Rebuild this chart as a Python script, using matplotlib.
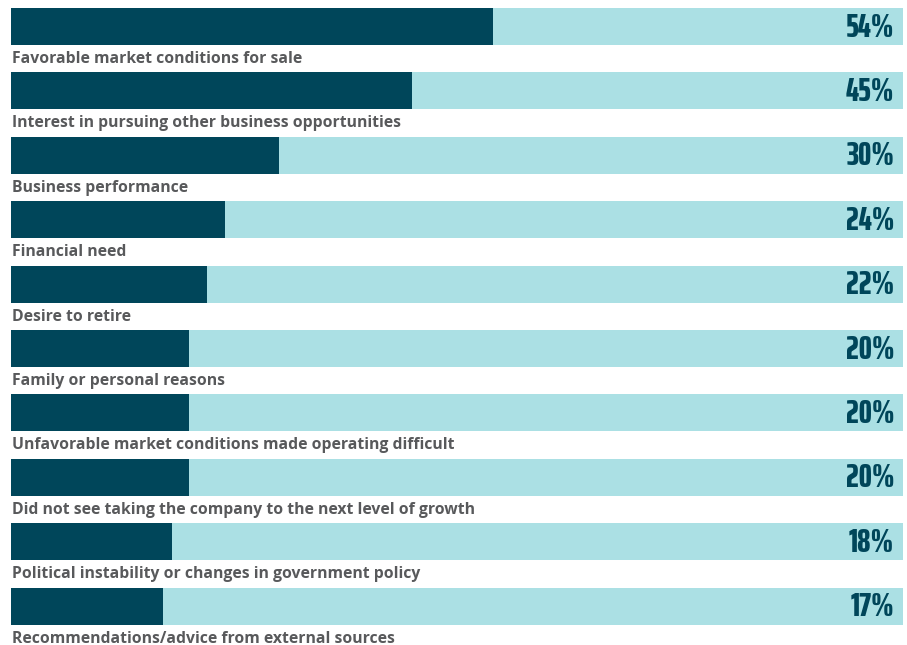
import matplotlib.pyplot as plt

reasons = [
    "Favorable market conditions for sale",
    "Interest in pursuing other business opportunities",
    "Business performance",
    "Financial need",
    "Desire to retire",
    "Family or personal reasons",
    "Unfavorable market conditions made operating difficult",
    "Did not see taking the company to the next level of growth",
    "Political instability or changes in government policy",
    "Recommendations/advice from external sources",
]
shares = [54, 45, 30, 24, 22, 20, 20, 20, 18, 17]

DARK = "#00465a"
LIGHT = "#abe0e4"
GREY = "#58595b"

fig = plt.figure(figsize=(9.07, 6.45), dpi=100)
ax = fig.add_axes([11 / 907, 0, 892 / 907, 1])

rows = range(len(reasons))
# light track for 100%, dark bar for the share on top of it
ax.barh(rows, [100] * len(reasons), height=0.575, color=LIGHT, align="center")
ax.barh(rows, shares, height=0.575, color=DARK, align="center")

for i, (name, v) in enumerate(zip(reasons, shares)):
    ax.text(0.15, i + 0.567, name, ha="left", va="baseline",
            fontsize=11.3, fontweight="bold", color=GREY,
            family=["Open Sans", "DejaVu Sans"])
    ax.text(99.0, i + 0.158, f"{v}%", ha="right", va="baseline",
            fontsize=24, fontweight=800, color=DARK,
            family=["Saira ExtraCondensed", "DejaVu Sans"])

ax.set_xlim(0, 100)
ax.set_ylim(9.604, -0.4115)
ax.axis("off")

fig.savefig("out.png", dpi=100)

*STATED TASK*. Extract, from the material above, each line holding the word "matplotlib".

*RESULT*.
Rebuild this chart as a Python script, using matplotlib.
import matplotlib.pyplot as plt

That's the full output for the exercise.